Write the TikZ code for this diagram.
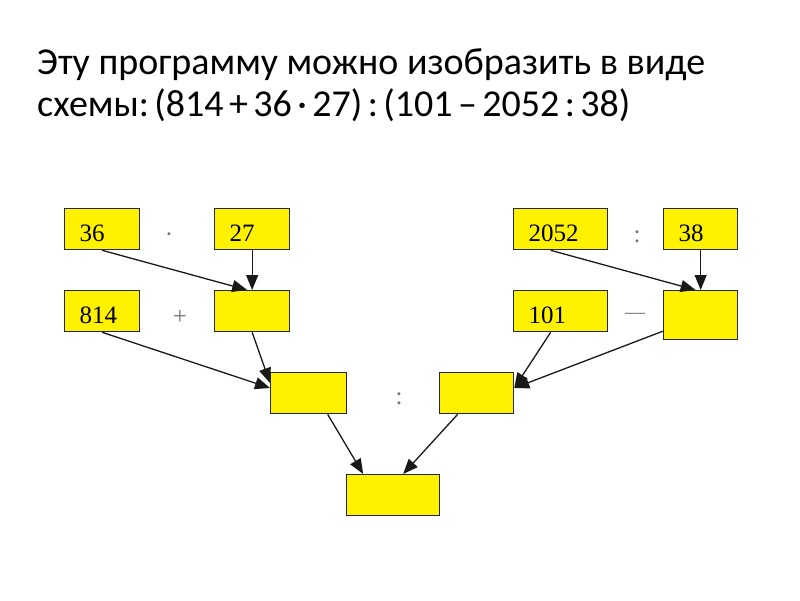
\documentclass[tikz,border=0pt]{standalone}
\usepackage{fontspec}
\setmainfont{Liberation Serif}
\newfontfamily\titlefont{Carlito}
\usetikzlibrary{arrows.meta}

\begin{document}
\begin{tikzpicture}[x=1pt,y=-1pt,
				every node/.style={inner sep=0pt},
				cell/.style={draw=black!85, line width=1.3pt, fill=yellow,
					anchor=north west, align=left, inner xsep=15pt,
					text width=#1, text height=33pt, text depth=8pt,
					font=\fontsize{25}{25}\selectfont},
				op/.style={anchor=base, text=black!55, font=\fontsize{25}{25}\selectfont},
				arr/.style={draw=black!90, line width=1.3pt,
					-{Triangle[length=15pt,width=12pt]}}]
	      \useasboundingbox (0,0) rectangle (800,600);
	      % Заголовок
	      \node[anchor=base west, align=left,
		  font=\titlefont\fontsize{38}{42}\selectfont\frenchspacing] (title) at (37,116)
		  {Эту программу можно изобразить в виде\\
		   {\spaceskip=5.4pt\relax схемы: (814 + 36 · 27) : (101 – 2052 : 38)}};
	      % Левая ветвь
	      \node[cell=45pt] (a36) at (64,208) {36};
	      \node[cell=45pt] (a27) at (214,208) {27};
	      \node[cell=45pt] (a814) at (64,290) {814};
	      \node[cell=45pt] (mul) at (214,290) {};
	      \node[cell=46pt] (sumL) at (270,372) {};
	      \node[op] (dot) at (169,242) {·};
	      \node[op] (plus) at (180,324) {+};
	      % Правая ветвь
	      \node[cell=64pt] (a2052) at (513,208) {2052};
	      \node[cell=44pt] (a38) at (663,208) {38};
	      \node[cell=64pt] (a101) at (513,290) {101};
	      \node[cell=44pt, text depth=16pt] (div) at (663,290) {};
	      \node[cell=44pt] (diffR) at (439,372) {};
	      \node[op] (colonR) at (637,242) {:};
	      \node[op, font=\fontsize{20}{20}\selectfont] (minus) at (635,318) {—};
	      % Результат
	      \node[op] (colonM) at (399,404) {:};
	      \node[cell=63pt] (res) at (346,474) {};
	      % Стрелки
	      \draw[arr] (a36.south) -- ([xshift=-5pt]mul.north);
	      \draw[arr] (a27.south) -- (mul.north);
	      \draw[arr] (a814.south) -- ([yshift=-16pt]sumL.north west);
	      \draw[arr] (mul.south) -- ([yshift=-11pt]sumL.north west);
	      \draw[arr] ([xshift=-10pt]a2052.south) -- ([xshift=-5pt]div.north);
	      \draw[arr] (a38.south) -- (div.north);
	      \draw[arr] ([xshift=-10pt]a101.south) -- ([yshift=-16pt]diffR.north east);
	      \draw[arr] ([yshift=-16pt]div.west) -- ([yshift=-16pt]diffR.north east);
	      \draw[arr] ([xshift=19pt]sumL.south) -- ([xshift=-30pt]res.north);
	      \draw[arr] ([xshift=-19pt]diffR.south) -- ([xshift=10pt]res.north);
\end{tikzpicture}
\end{document}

→ **WRITTEN TASK**
Your task is to reproduce all of the material exactly. The pictures stay out.

→ **ANSWER IN FULL**
Write the TikZ code for this diagram.
\documentclass[tikz,border=0pt]{standalone}
\usepackage{fontspec}
\setmainfont{Liberation Serif}
\newfontfamily\titlefont{Carlito}
\usetikzlibrary{arrows.meta}

\begin{document}
\begin{tikzpicture}[x=1pt,y=-1pt,
				every node/.style={inner sep=0pt},
				cell/.style={draw=black!85, line width=1.3pt, fill=yellow,
					anchor=north west, align=left, inner xsep=15pt,
					text width=#1, text height=33pt, text depth=8pt,
					font=\fontsize{25}{25}\selectfont},
				op/.style={anchor=base, text=black!55, font=\fontsize{25}{25}\selectfont},
				arr/.style={draw=black!90, line width=1.3pt,
					-{Triangle[length=15pt,width=12pt]}}]
	      \useasboundingbox (0,0) rectangle (800,600);
	      % Заголовок
	      \node[anchor=base west, align=left,
		  font=\titlefont\fontsize{38}{42}\selectfont\frenchspacing] (title) at (37,116)
		  {Эту программу можно изобразить в виде\\
		   {\spaceskip=5.4pt\relax схемы: (814 + 36 · 27) : (101 – 2052 : 38)}};
	      % Левая ветвь
	      \node[cell=45pt] (a36) at (64,208) {36};
	      \node[cell=45pt] (a27) at (214,208) {27};
	      \node[cell=45pt] (a814) at (64,290) {814};
	      \node[cell=45pt] (mul) at (214,290) {};
	      \node[cell=46pt] (sumL) at (270,372) {};
	      \node[op] (dot) at (169,242) {·};
	      \node[op] (plus) at (180,324) {+};
	      % Правая ветвь
	      \node[cell=64pt] (a2052) at (513,208) {2052};
	      \node[cell=44pt] (a38) at (663,208) {38};
	      \node[cell=64pt] (a101) at (513,290) {101};
	      \node[cell=44pt, text depth=16pt] (div) at (663,290) {};
	      \node[cell=44pt] (diffR) at (439,372) {};
	      \node[op] (colonR) at (637,242) {:};
	      \node[op, font=\fontsize{20}{20}\selectfont] (minus) at (635,318) {—};
	      % Результат
	      \node[op] (colonM) at (399,404) {:};
	      \node[cell=63pt] (res) at (346,474) {};
	      % Стрелки
	      \draw[arr] (a36.south) -- ([xshift=-5pt]mul.north);
	      \draw[arr] (a27.south) -- (mul.north);
	      \draw[arr] (a814.south) -- ([yshift=-16pt]sumL.north west);
	      \draw[arr] (mul.south) -- ([yshift=-11pt]sumL.north west);
	      \draw[arr] ([xshift=-10pt]a2052.south) -- ([xshift=-5pt]div.north);
	      \draw[arr] (a38.south) -- (div.north);
	      \draw[arr] ([xshift=-10pt]a101.south) -- ([yshift=-16pt]diffR.north east);
	      \draw[arr] ([yshift=-16pt]div.west) -- ([yshift=-16pt]diffR.north east);
	      \draw[arr] ([xshift=19pt]sumL.south) -- ([xshift=-30pt]res.north);
	      \draw[arr] ([xshift=-19pt]diffR.south) -- ([xshift=10pt]res.north);
\end{tikzpicture}
\end{document}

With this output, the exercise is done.